Portland Makes Frank Sinatra Honorary Member

Climax to all membership drive efforts in 1947 for the Portland, Oregon 20-30 Club was the pinning of a 20-30 button on singer Frank Sinatra.  President Bill Thelin made the presentation to the popular radio and screen star at the huge PAL benefit show, stage at Portland’s International Exposition building.

Appearing in Portland for the first time, Sinatra headlined a large group of Hollywood stars that included Edward Arnold, Jack Paar, Eddy Peabody and singer Nora Martin.  In close cooperation with other civic groups, Portland Twenty-Thirtians helped to sponsor the first PAL charity performance, designed to raise funds for PAL, Inc. a public youth building program set up to fight juvenile delinquency.

When appeals for public help failed, Twenty-Thirtians pounded pavement distributing posters; handled the multitude of details necessary to publish a printed program from advertising sales to the vending.  A speaker’s bureau was set up from which fast-on-their-feet speakers carried the story of PAL and publicized its purposes to countless community groups.

by Dick Johnson

The Twenty-Thirtian. February 1948. Volume XXII, Number V.

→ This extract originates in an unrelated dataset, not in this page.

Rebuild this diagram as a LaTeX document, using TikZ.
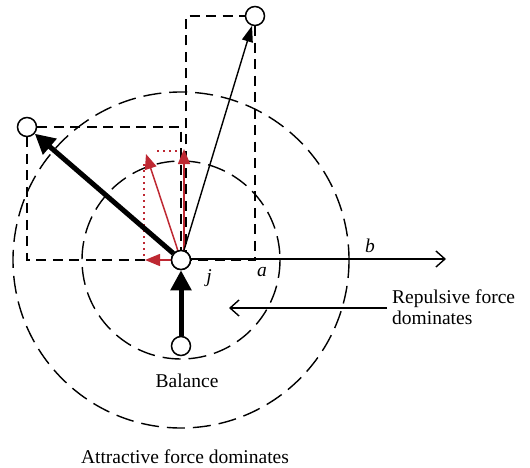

August 1960, 20-30 Club President’s Message

The President’s Message

By Clint McClure

The DATE of August 1, 1960 will be remembered as the most significant in our history since the founding of 20-30, for on that day the merger of Active and 20-30 International became a reality. Both groups will retain their present administrative structures until the joint International convention in Tucson next summer, but for all other intents and purposes we are now one combine organization.

I was most fortunate in being able to attend the Active International Convention in Calgary, Alberta last month, and to see the Active delegates unanimously vote to merge with 20-30. Every International officer making a report to the convention recommended the merger, and the enthusiasm for it displayed by the delegates and members was outstanding.

Had I not seen the Active banners and badges, I would have been sure that I was attending a 20-30 convention. Their methods of operating are identical with ours, and the Active spirit is almost unbelievable. It will be a wonderful experience associating with them in Tucson and for many years thereafter.

The most impressive program Active has is that of public speaking. It has often been said that many men have excellent ideas, but they die without seeing the light of day because few men are able to express themselves. This is the core of the Active program, and through a series of contests on the local, district and International level, Activians are given a thorough schooling in this self-betterment technique.

There are many other practices and procedures in Active that will certainly benefit our combined organization. In order to realize these benefits, we must begin now to think Active 20-30, work Active 20-30, talk Active 20-30 and be Active 20-30!

Clint McClure. “The President’s Message.” The Twenty-Thirtian, August 1960, p4.